Dosya arasında bulunan kayıt ve belgelere göre; uyuşmazlık konusu 1 sayılı parselin 12.3.1955 tarihinde yapılan tapulama çalışmaları sırasında Abdo kızı … ile Abdullah oğlu … adına paylı mülkiyet hükümleri uyarınca tespit edildiği ve bu tespitin 10.9.1955 tarihinde kesinleşmesi ile de eldeki davaya konu olan sicilin oluştuğu anlaşılmaktadır. Davacı vekili, tapulu taşınmaz üzerinde 35 yıl önce başlayan ve günümüze kadar sürdürülen zilyetliğe dayanarak iptal ve tescil isteğinde bulunmuştur. Kural olarak, tapulu bir taşınmazın veya tapuda kayıtlı bir payın kazandırıcı zamanaşımı ve zilyetlik yoluyla edinilmesi mümkün değildir. Ancak, kanunun açıkça izin verdiği ve düzenlediği ayrık durumlarda tapulu bir yerin veya tapuda kayıtlı bir payın koşulları oluştuğu takdirde kazandırıcı zamanaşımı ve zilyetlik yoluyla edinilmesi mümkün olabilir. Kanunun açıkça izin verdiği hallerden biri de TMK.nun 713/2. maddesindeki düzenlemelerdir. Anılan maddede, “aynı koşullar altında, maliki tapu kütüğünden anlaşılmayan veya 20 yıl önce ölmüş, ya da hakkında gaiplik kararı verilmiş bir kimse adına kayıtlı bulunan taşınmazın tamamının veya bölünmesinde sakınca olmayan bir parçasının zilyedi de o taşınmazın tamamı, bir parçası veya bir payı üzerindeki mülkiyet hakkının tapu kütüğüne tesciline karar verilmesini isteyebilir” denilmiştir.

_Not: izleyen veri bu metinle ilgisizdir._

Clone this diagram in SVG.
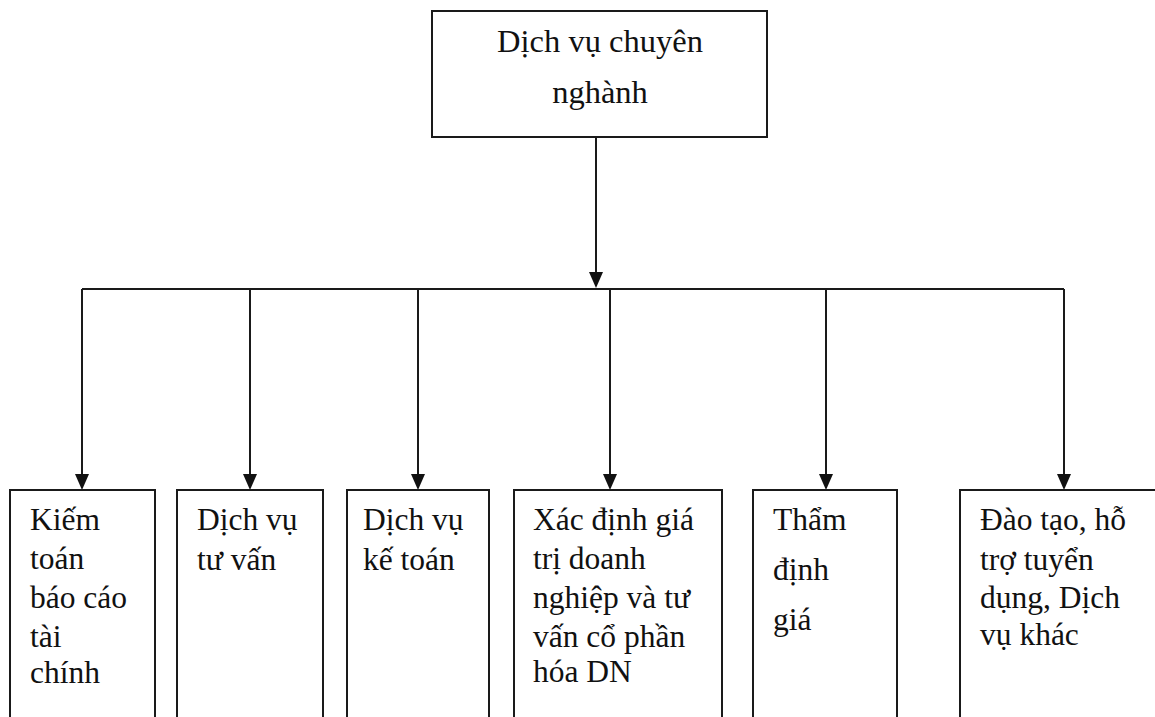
<svg xmlns="http://www.w3.org/2000/svg" width="1155" height="717" viewBox="0 0 1155 717">
<style>
.box{fill:#fff;stroke:#1a1a1a;stroke-width:2}
.ln{fill:none;stroke:#1a1a1a;stroke-width:2}
.ah{fill:#111}
.t{font-family:"Liberation Serif","DejaVu Serif",serif;font-size:31.5px;fill:#111}
.tt{font-size:32.5px}
</style>
<rect width="1155" height="717" fill="#fff"/>
<g id="connectors">
<line class="ln" x1="596" y1="137" x2="596" y2="272"/>
<path class="ah" d="M589,272 L603,272 L596,288 Z"/>
<line class="ln" x1="82" y1="289" x2="1064" y2="289"/>
<line class="ln" x1="82" y1="289" x2="82" y2="474"/>
<path class="ah" d="M75,474 L89,474 L82,490 Z"/>
<line class="ln" x1="250" y1="289" x2="250" y2="474"/>
<path class="ah" d="M243,474 L257,474 L250,490 Z"/>
<line class="ln" x1="418" y1="289" x2="418" y2="474"/>
<path class="ah" d="M411,474 L425,474 L418,490 Z"/>
<line class="ln" x1="610" y1="289" x2="610" y2="474"/>
<path class="ah" d="M603,474 L617,474 L610,490 Z"/>
<line class="ln" x1="826" y1="289" x2="826" y2="474"/>
<path class="ah" d="M819,474 L833,474 L826,490 Z"/>
<line class="ln" x1="1064" y1="289" x2="1064" y2="474"/>
<path class="ah" d="M1057,474 L1071,474 L1064,490 Z"/>
</g>
<g id="root">
<rect class="box" x="432" y="11" width="335" height="126"/>
<text class="t tt" x="600" y="52" text-anchor="middle">Dịch vụ chuyên</text>
<text class="t tt" x="600" y="103" text-anchor="middle">nghành</text>
</g>
<g id="n1">
<rect class="box" x="10" y="490" width="145" height="240"/>
<text class="t" x="30" y="530">Kiếm</text>
<text class="t" x="30" y="569">toán</text>
<text class="t" x="30" y="608">báo cáo</text>
<text class="t" x="30" y="647">tài</text>
<text class="t" x="30" y="683">chính</text>
</g>
<g id="n2">
<rect class="box" x="177" y="490" width="146" height="240"/>
<text class="t" x="197" y="530">Dịch vụ</text>
<text class="t" x="197" y="570">tư vấn</text>
</g>
<g id="n3">
<rect class="box" x="347" y="490" width="142" height="240"/>
<text class="t" x="363" y="530">Dịch vụ</text>
<text class="t" x="363" y="570">kế toán</text>
</g>
<g id="n4">
<rect class="box" x="514" y="490" width="208" height="240"/>
<text class="t" x="533" y="530">Xác định giá</text>
<text class="t" x="533" y="569">trị doanh</text>
<text class="t" x="533" y="608">nghiệp và tư</text>
<text class="t" x="533" y="647">vấn cổ phần</text>
<text class="t" x="533" y="682">hóa DN</text>
</g>
<g id="n5">
<rect class="box" x="753" y="490" width="144" height="240"/>
<text class="t" x="773" y="530">Thẩm</text>
<text class="t" x="773" y="580">định</text>
<text class="t" x="773" y="630">giá</text>
</g>
<g id="n6">
<rect class="box" x="960" y="490" width="210" height="240"/>
<text class="t" x="980" y="530">Đào tạo, hỗ</text>
<text class="t" x="980" y="570">trợ tuyển</text>
<text class="t" x="980" y="608">dụng, Dịch</text>
<text class="t" x="980" y="645">vụ khác</text>
</g>
</svg>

Somut olayda davacı vekili kayıt maliklerinin ölü olduğunu ve taşınmazın 35 seneden beri vekil edeninin tasarrufu altında bulunduğunu ileri sürerek istekte bulunmuştur.Dilekçe kapsamına göre; davada TMK nun 713/2 maddesinde düzenlenen nedenlerden “ ölüm” sebebine dayanıldığı hususunda duraksamamak gerekir. Dava dilekçesindeki anlatımlara mahkemece yanlış anlam verilmesi sonucunda tapu kaydının iptali ve davacı adına tescil isteğine ilişkin bulunan talebin yukarıda açıklanan gerekçe ile reddine karar verilmesi doğru değildir.
Kabule göre de; dava konusu taşınmazın tapu kayıt maliklerinden olup dosyada mevcut mirasçılık belgesine göre; 22.7.1959 tarihinde öldüğü anlaşılan …’nın kızı …’nin mirasçılarından …’e ait mirasçılık belgesi dosya arasında bulunmadığından ..mirasçılarının tamamının davada yer alıp almadıkları, dolayısı ile taraf teşkilinin sağlanıp sağlanmadığı hususunda da duraksama hasıl olmuştur.

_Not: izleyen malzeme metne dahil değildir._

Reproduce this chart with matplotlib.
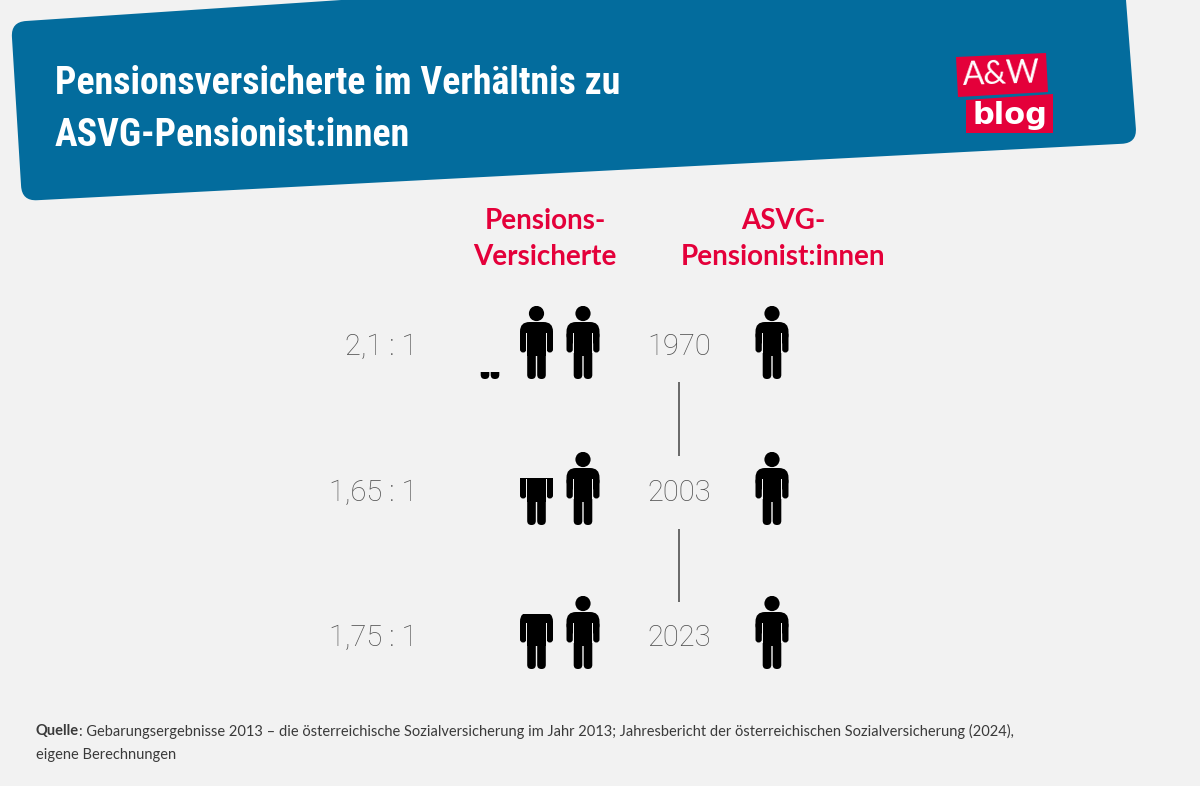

Yukarıda yapılan açıklamalar ışığında; öncelikle taraf teşkilinin tamamlanıp tamamlanmadığının belirlenip sağlanması, tarafların iddia ve savunmaları doğrultusunda delillerinin toplanması ve değerlendirilmesi, ondan sonra taraflar arasındaki uyuşmazlığın temelini oluşturan tapu iptali ve tescil isteğinin çözüm şekline göre, tazminata ilişkin istem hakkında değerlendirme yapılması gerekir.
Hükmü temyiz eden tüm taraf vekillerinin temyiz itirazları bu nedenlerle yerinde olduğundan kabulü ile usul ve kanuna aykırı görülen yerel mahkeme hükmünün HUMK.nun 428. maddesi uyarınca BOZULMASINA, bozma nedenlerine göre diğer temyiz itirazlarının şimdilik incelenmesine yer olmadığına ve 607,50 TL peşin harcın istek halinde temyiz eden davalılara ayrı ayrı iadesine ve 15,60 TL peşin harcında istek halinde temyiz eden davacıya iadesine 30.03.2010 tarihinde oybirliğiyle karar verildi.